Please, without the pictures, retype exactly the lines from the start of the material through the line that holds "const GRAY = '#9c9c9c';".

- DATA SEGMENT -

● ● ● ● ● ● ●

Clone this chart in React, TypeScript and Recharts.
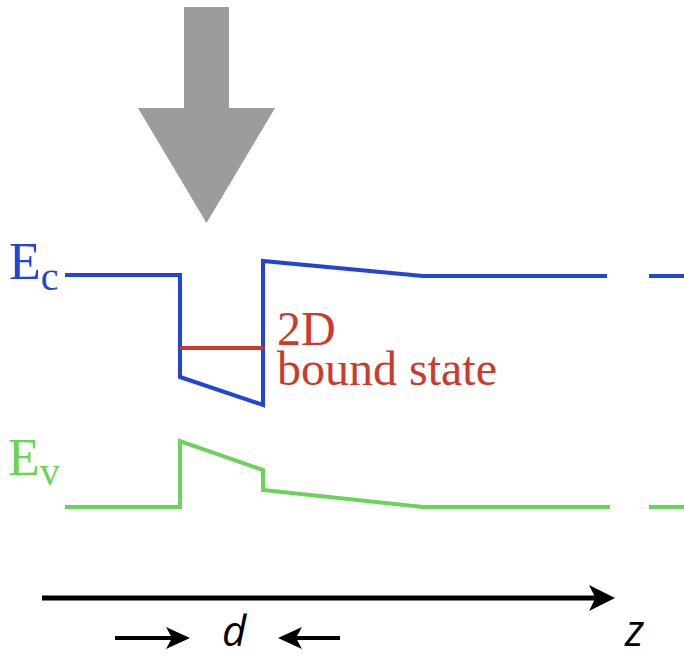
import React from 'react';
import { ComposedChart, Line, XAxis, YAxis, ReferenceArea, ReferenceLine, ReferenceDot } from 'recharts';

const W = 684;
const H = 656;

// Conduction band edge Ec (z position, energy)
const ecZ = [65, 180, 180, 263, 263, 423, 607];
const ecE = [381, 381, 279, 251, 395, 380, 380];
const ecTailZ = [649, 684];
const ecTailE = [380, 380];

// Valence band edge Ev
const evZ = [65, 180, 180, 263, 263, 423, 610];
const evE = [149, 149, 215, 186, 166, 149, 149];
const evTailZ = [649, 684];
const evTailE = [149, 149];

// 2D bound state level
const boundZ = [180, 263];
const boundE = [308, 308];

const zip = (zs: number[], es: number[]) => zs.map((z, i) => ({ z, e: es[i] }));

const BLUE = '#2444d6';
const GREEN = '#6bd35a';
const RED = '#cc3a2c';
const GRAY = '#9c9c9c';

const arrowShape = (width: number, headLen: number, headHalf: number) => (props: any) => {
  const { x1, y1, x2, y2 } = props;
  const dx = x2 - x1;
  const dy = y2 - y1;
  const len = Math.hypot(dx, dy) || 1;
  const ux = dx / len;
  const uy = dy / len;
  const px = -uy;
  const py = ux;
  const bx = x2 - ux * headLen;
  const by = y2 - uy * headLen;
  const nx = x2 - ux * (headLen * 0.75);
  const ny = y2 - uy * (headLen * 0.75);
  const pts = [
    [x2, y2],
    [bx + px * headHalf, by + py * headHalf],
    [nx, ny],
    [bx - px * headHalf, by - py * headHalf],
  ]
    .map((p) => p.join(','))
    .join(' ');
  return (
    <g>
      <line x1={x1} y1={y1} x2={nx} y2={ny} stroke="#000" strokeWidth={width} />
      <polygon points={pts} fill="#000" />
    </g>
  );
};

const triangleShape = (props: any) => {
  const { x, y, width, height } = props;
  return <polygon points={`${x},${y} ${x + width},${y} ${x + width / 2},${y + height}`} fill={GRAY} />;
};

const textShape = (content: React.ReactNode, style: any) => (props: any) => (
  <text x={props.cx} y={props.cy} {...style}>
    {content}
  </text>
);

const lineCommon = {
  dataKey: 'e',
  strokeWidth: 4,
  dot: false,
  activeDot: false,
  isAnimationActive: false,
  strokeLinejoin: 'miter' as const,
  strokeLinecap: 'butt' as const,
  strokeDasharray: '0',
};

export default function App() {
  return (
    <div style={{ position: 'absolute', left: 0, top: 0, width: W, height: H, background: '#fff' }}>
      <ComposedChart width={W} height={H} margin={{ top: 0, right: 0, bottom: 0, left: 0 }}>
        <XAxis hide type="number" dataKey="z" domain={[0, W]} allowDataOverflow />
        <YAxis hide type="number" domain={[0, H]} allowDataOverflow />

        {/* incident light arrow */}
        <ReferenceArea x1={184} x2={229} y1={548} y2={649} fill={GRAY} fillOpacity={1} stroke="none" ifOverflow="visible" />
        <ReferenceArea x1={138} x2={275} y1={433} y2={548} shape={triangleShape} ifOverflow="visible" />

        <Line {...lineCommon} data={zip(ecZ, ecE)} stroke={BLUE} />
        <Line {...lineCommon} data={zip(ecTailZ, ecTailE)} stroke={BLUE} />
        <Line {...lineCommon} data={zip(evZ, evE)} stroke={GREEN} />
        <Line {...lineCommon} data={zip(evTailZ, evTailE)} stroke={GREEN} />
        <Line {...lineCommon} data={zip(boundZ, boundE)} stroke={RED} />

        {/* z axis arrow */}
        <ReferenceLine segment={[{ x: 42, y: 58 }, { x: 615, y: 58 }]} shape={arrowShape(5, 26, 13)} ifOverflow="visible" />
        {/* d arrows */}
        <ReferenceLine segment={[{ x: 115, y: 18 }, { x: 190, y: 18 }]} shape={arrowShape(4, 24, 11)} ifOverflow="visible" />
        <ReferenceLine segment={[{ x: 340, y: 18 }, { x: 278, y: 18 }]} shape={arrowShape(4, 24, 11)} ifOverflow="visible" />

        {/* labels */}
        <ReferenceDot x={9} y={377} r={0} ifOverflow="visible"
          shape={textShape(<><tspan>E</tspan><tspan dy={11} fontSize={40}>c</tspan></>, { fill: BLUE, fontFamily: 'Liberation Serif', fontSize: 52 })} />
        <ReferenceDot x={8} y={181} r={0} ifOverflow="visible"
          shape={textShape(<><tspan>E</tspan><tspan dy={10} fontSize={40}>v</tspan></>, { fill: GREEN, fontFamily: 'Liberation Serif', fontSize: 52 })} />
        <ReferenceDot x={277} y={311} r={0} ifOverflow="visible"
          shape={textShape('2D', { fill: RED, fontFamily: 'Liberation Serif', fontSize: 48 })} />
        <ReferenceDot x={277} y={271} r={0} ifOverflow="visible"
          shape={textShape('bound state', { fill: RED, fontFamily: 'Liberation Serif', fontSize: 48 })} />
        <ReferenceDot x={222} y={10} r={0} ifOverflow="visible"
          shape={textShape('d', { fill: '#000', fontFamily: 'Open Sans', fontStyle: 'italic', fontSize: 42 })} />
        <ReferenceDot x={625} y={10} r={0} ifOverflow="visible"
          shape={textShape('z', { fill: '#000', fontFamily: 'Open Sans', fontStyle: 'italic', fontSize: 43 })} />
      </ComposedChart>
    </div>
  );
}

● ● ● ● ● ● ●

- ANSWER TO THE TASK -
Clone this chart in React, TypeScript and Recharts.
import React from 'react';
import { ComposedChart, Line, XAxis, YAxis, ReferenceArea, ReferenceLine, ReferenceDot } from 'recharts';

const W = 684;
const H = 656;

// Conduction band edge Ec (z position, energy)
const ecZ = [65, 180, 180, 263, 263, 423, 607];
const ecE = [381, 381, 279, 251, 395, 380, 380];
const ecTailZ = [649, 684];
const ecTailE = [380, 380];

// Valence band edge Ev
const evZ = [65, 180, 180, 263, 263, 423, 610];
const evE = [149, 149, 215, 186, 166, 149, 149];
const evTailZ = [649, 684];
const evTailE = [149, 149];

// 2D bound state level
const boundZ = [180, 263];
const boundE = [308, 308];

const zip = (zs: number[], es: number[]) => zs.map((z, i) => ({ z, e: es[i] }));

const BLUE = '#2444d6';
const GREEN = '#6bd35a';
const RED = '#cc3a2c';
const GRAY = '#9c9c9c';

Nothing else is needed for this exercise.